À première vue, « LUCIA ET LES GOUAPES » fleure bon la série B transalpine, avec en têtes d’affiche deux vedettes de ‘spaghetti western’ et la femme du réalisateur en ‘guest star’. Et puis, grosse surprise : on s’aperçoit qu'il s’agit là d’un vrai bon film ! D'une incroyable minutie dans le détail, les décors et costumes, bénéficiant d'une belle écriture dans le dialogue, d'une véritable étude historique, le film empoigne dès son générique dans les rues de Naples, pour ne plus lâcher. Certaines séquences, comme le meurtre du « crieur » sont dignes d'un grand réalisateur. On peut le voir comme un cours d’Histoire et un prélude à tous les classiques du film de mafia.
Le mélange d'acteurs professionnels et d'amateurs aux tronches taillées dans le roc est efficace et l'atterrissage final dans l'Italie moderne, d'une belle efficacité dramatique. Si Fabio Testi et Franco Nero ont rarement été aussi bons et impliqués, le premier est trop jeune pour son rôle de « parrain » arrogant et le second trop âgé en étudiant en droit. Cela fausse la lisibilité de leurs relations, même s'ils sont irréprochables dans leur jeu. Claudia Cardinale n'a qu'un rôle périphérique mais intéressant, de prostituée aimant les baffes (seulement celles de sa ‘gouape’, attention !), mais sa présence ne justifie aucunement le fallacieux titre français. Quant à Raymond Pellegrin, il assume courageusement son rôle de ripou libidineux, suant et abject. On est loin du bellâtre des films de Pagnol !

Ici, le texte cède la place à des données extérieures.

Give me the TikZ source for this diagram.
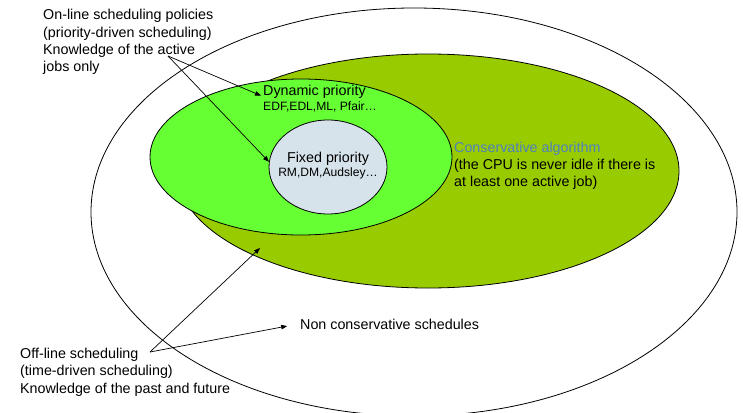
\documentclass[tikz,border=0pt]{standalone}
\usepackage{fontspec}
\setmainfont{Liberation Sans}
\usetikzlibrary{arrows.meta,shapes.geometric}
\definecolor{consgreen}{RGB}{153,204,0}
\definecolor{dyngreen}{RGB}{102,255,51}
\definecolor{fixblue}{RGB}{214,227,234}
\definecolor{consblue}{RGB}{79,129,189}

\begin{document}
\begin{tikzpicture}[
    x=1pt, y=-1pt,
    every node/.style={font=\fontsize{14.3}{17.3}\selectfont},
    region/.style={draw, ellipse, inner sep=0pt, line width=0.8pt},
    caption/.style={align=left, inner sep=2pt},
    small/.style={font=\fontsize{12.1}{14}\selectfont, inner sep=2pt},
    pointer/.style={-{Triangle[length=6pt, width=4.5pt]}, line width=0.7pt}
]
\useasboundingbox (0,0) rectangle (743,412);
% nested regions
\node[region, minimum width=646pt, minimum height=408pt] (all) at (414,212) {};
\node[region, fill=consgreen, minimum width=502pt, minimum height=234pt] (cons) at (428,171) {};
\node[region, fill=dyngreen, minimum width=302pt, minimum height=156pt] (dyn) at (301,157) {};
\node[region, fill=fixblue, minimum width=118pt, minimum height=94pt] (fixed) at (328,167) {};
% texts inside
\node[caption, anchor=west] (dynname) at (261,92) {Dynamic priority};
\node[small, anchor=west] (dynlist) at (261,107) {EDF,EDL,ML, Pfair…};
\node[caption] (fixname) at (328,159) {Fixed priority};
\node[small] (fixlist) at (328,173) {RM,DM,Audsley…};
\node[caption, anchor=west] (constext) at (452,166) {{\color{consblue}Conservative algorithm}\\(the CPU is never idle if there is\\at least one active job)};
\node[caption, anchor=west] (noncons) at (298,324) {Non conservative schedules};
% texts outside
\node[caption, anchor=west] (online) at (41,42) {On-line scheduling policies\\(priority-driven scheduling)\\Knowledge of the active\\jobs only};
\node[caption, anchor=west] (offline) at (18,372) {Off-line scheduling\\(time-driven scheduling)\\Knowledge of the past and future};
\coordinate (onlinesrc) at (168,56);
\coordinate (offlinesrc) at (150,352);
\coordinate (consmark) at (260,248);
% pointers
\draw[pointer] (onlinesrc) -- (dynname.base west);
\draw[pointer] (onlinesrc) -- (fixed.175);
\draw[pointer] (offlinesrc) -- (consmark);
\draw[pointer, shorten >=11pt] (offlinesrc) -- (noncons.west);
\end{tikzpicture}
\end{document}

« LUCIA ET LES GOUAPES » souffre seulement d'une réalisation parfois hasardeuse. Pasquale Squitieri – comme la plupart de ses contemporains – use et abuse du zoom, véritable fléau abîmant énormément de films tournés à cette époque, en Europe comme aux U.S.A. La moitié de ses plans sont flous ou décadrés et les travellings sont nauséeux. C'est dommage, car une rigueur stylistique comme celle du « GUÉPARD » dans la mise en scène, aurait sans doute permis à ce film d'atteindre le statut de classique qu'il a failli mériter. Quoiqu'il en soit, un film passionnant, dont le final au palais de justice, pourtant logique et inévitable, laisse pantois.
À NOTER : Cardinale et Testi apparaissaient déjà ensemble dans « IL ÉTAIT UNE FOIS DANS L’OUEST » : elle en vedette et lui en figurant muet dans la séquence de la vente aux enchères.